A esperança da família Jobim retornou com os trabalhos da Comissão Nacional da Verdade, fundada em 2011 para investigar crimes cometidos entre 1946 e 1988. Em 2014, o relatório da Comissão entendeu que Jobim sofreu “morte não natural, violenta, causada pelo Estado brasileiro, no contexto da perseguição sistemática e generalizada à população identificada como opositora política ao regime ditatorial de 1964 a 1985”. A partir disso, a filha solicitou a retificação no registro civil de óbito, o que foi efetuado na semana passada.

“A nossa história tem que ser conhecida como ela realmente aconteceu. A minha luta foi também -e talvez mais do que pela família- para mostrar ao país que não se aceitam essas coisas impunemente”, afirmou Lygia. Disse ainda que as maiores dificuldades foram durante o período da Ditadura, sendo que dois anos se passaram até que a família conseguisse a abertura de um inquérito, quando já não havia mais qualquer prova. “Várias provas tinha sumido, várias pessoas tinham sumido, outras tinham morrido.

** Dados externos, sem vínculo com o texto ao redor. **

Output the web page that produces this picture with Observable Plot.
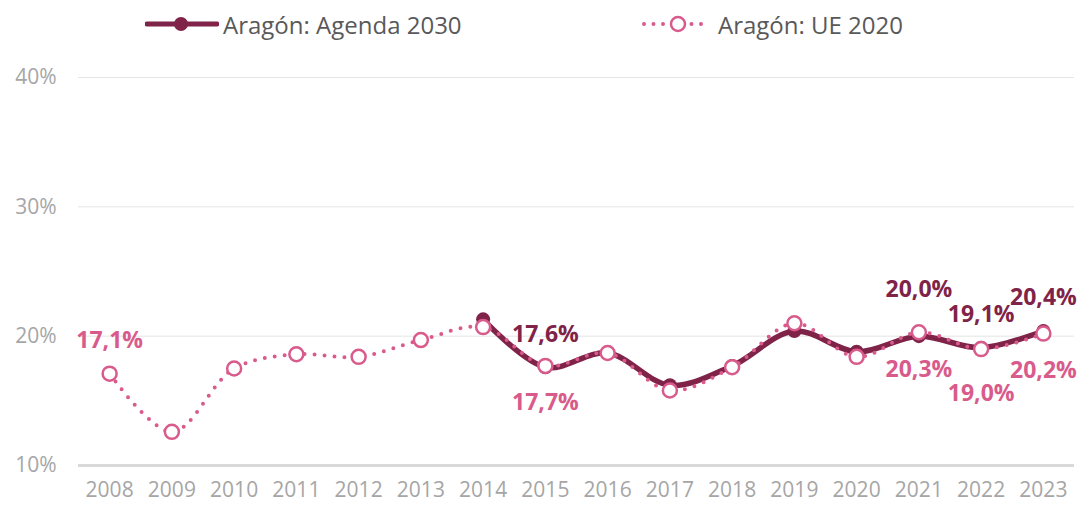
<!DOCTYPE html>
<html>
<head>
<meta charset="utf-8">
<script src="https://cdn.jsdelivr.net/npm/d3@7"></script>
<script src="https://cdn.jsdelivr.net/npm/@observablehq/plot@0.6"></script>
<style>
  html, body { margin: 0; padding: 0; background: #fff; }
  #wrap { width: 1083px; height: 505px; position: relative; overflow: hidden; font-family: "Open Sans", sans-serif; }
  #legend { height: 48px; position: relative; }
  .lg { position: absolute; top: 0; height: 48px; display: flex; align-items: center; font-size: 24px; color: #595959; }
  .lg svg { margin-right: 4px; }
</style>
</head>
<body>
<div id="wrap">
  <div id="legend"></div>
  <div id="chart"></div>
</div>
<script>
const years = [2008, 2009, 2010, 2011, 2012, 2013, 2014, 2015, 2016, 2017, 2018, 2019, 2020, 2021, 2022, 2023];
const ue2020 = [17.1, 12.6, 17.5, 18.6, 18.4, 19.7, 20.7, 17.7, 18.7, 15.8, 17.6, 21.0, 18.4, 20.3, 19.0, 20.2];
const agendaYears = [2014, 2015, 2016, 2017, 2018, 2019, 2020, 2021, 2022, 2023];
const agenda2030 = [21.3, 17.6, 18.7, 16.2, 17.7, 20.4, 18.8, 20.0, 19.1, 20.4];
const yTicks = [10, 20, 30, 40];
const seriesNames = ["Aragón: Agenda 2030", "Aragón: UE 2020"];
const colors = ["#7f2349", "#d95b8c"];
// labelled points: year, series index, placement
const labelYears = [2008, 2015, 2015, 2021, 2021, 2022, 2022, 2023, 2023];
const labelSeries = [1, 0, 1, 0, 1, 0, 1, 0, 1];
const labelPlace = ["above", "above", "below", "high", "below", "above", "low", "above", "below"];

const ueData = years.map((y, i) => ({year: y, value: ue2020[i]}));
const agData = agendaYears.map((y, i) => ({year: y, value: agenda2030[i]}));
const fmt = v => v.toFixed(1).replace(".", ",") + "%";
const placeDy = {above: -33, high: -47, below: 37, low: 45};
const labels = labelYears.map((y, i) => {
  const s = labelSeries[i];
  const v = s === 0 ? agenda2030[agendaYears.indexOf(y)] : ue2020[years.indexOf(y)];
  return {year: y, value: v, text: fmt(v), series: s, place: labelPlace[i]};
});

// legend
const legend = document.getElementById("legend");
legend.innerHTML = `
  <div class="lg" style="left:145px">
    <svg width="74" height="20"><line x1="2" y1="10" x2="72" y2="10" stroke="${colors[0]}" stroke-width="5" stroke-linecap="round"/><circle cx="36" cy="10" r="7" fill="${colors[0]}"/></svg>
    <span>${seriesNames[0]}</span>
  </div>
  <div class="lg" style="left:640px">
    <svg width="74" height="20"><line x1="4" y1="10" x2="70" y2="10" stroke="${colors[1]}" stroke-width="4" stroke-linecap="round" stroke-dasharray="0,9.5"/><circle cx="38" cy="10" r="7" fill="white" stroke="${colors[1]}" stroke-width="2.5"/></svg>
    <span>${seriesNames[1]}</span>
  </div>`;

const chart = Plot.plot({
  width: 1083,
  height: 457,
  marginTop: 29,
  marginBottom: 40,
  marginLeft: 78,
  marginRight: 9,
  style: {fontFamily: "Open Sans, sans-serif", fontSize: "21px", color: "#a6a6a6", background: "white"},
  x: {domain: [2007.5, 2023.5], ticks: years, tickFormat: d => String(d), tickSize: 0, tickPadding: 17, label: null},
  y: {domain: [10, 40], ticks: yTicks, tickFormat: d => d + "%", tickSize: 0, tickPadding: 22, label: null},
  marks: [
    Plot.ruleY(yTicks.filter(t => t > 10), {stroke: "#e4e4e4", strokeWidth: 1}),
    Plot.ruleY([10], {stroke: "#d9d9d9", strokeWidth: 3}),
    Plot.line(agData, {x: "year", y: "value", stroke: colors[0], strokeWidth: 5.5, curve: "catmull-rom"}),
    Plot.line(ueData, {x: "year", y: "value", stroke: colors[1], strokeWidth: 4, strokeLinecap: "round", strokeDasharray: "0,10", curve: "catmull-rom"}),
    Plot.dot(agData, {x: "year", y: "value", r: 7, fill: colors[0]}),
    Plot.dot(ueData, {x: "year", y: "value", r: 7, fill: "white", stroke: colors[1], strokeWidth: 2.5}),
    ...Object.keys(placeDy).map(p =>
      Plot.text(labels.filter(d => d.place === p), {
        x: "year", y: "value", text: "text", dy: placeDy[p],
        fill: d => colors[d.series], fontWeight: "bold", fontSize: 23
      })
    )
  ]
});
document.getElementById("chart").appendChild(chart);
</script>
</body>
</html>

Os documentos que comprovariam os esquemas de corrupção que ele queria denunciar também desapareceram”, complementou.

Questionada sobre a negativa de parte da sociedade acerca dos crimes cometidos no regime militar, disse que “isso é uma coisa que aterroriza. Isso é fruto de uma deseducação do povo: ao contrário de outros países, como Espanha, Chile e Argentina, nós não passamos nosso passado a limpo. Nós temos uma Lei de Anistia que é uma coisa pavorosa, tem que ser reinterpretada. Esse assunto não se estuda nas escolas, se passa batido por isso. O golpe segue sendo chamado de revolução. Temos que encarar esse passado de frente, senão teremos jovens que seguirão defendendo a ditadura e a tortura. Sem passar isso a limpo, nós não vamos em frente”, ponderou.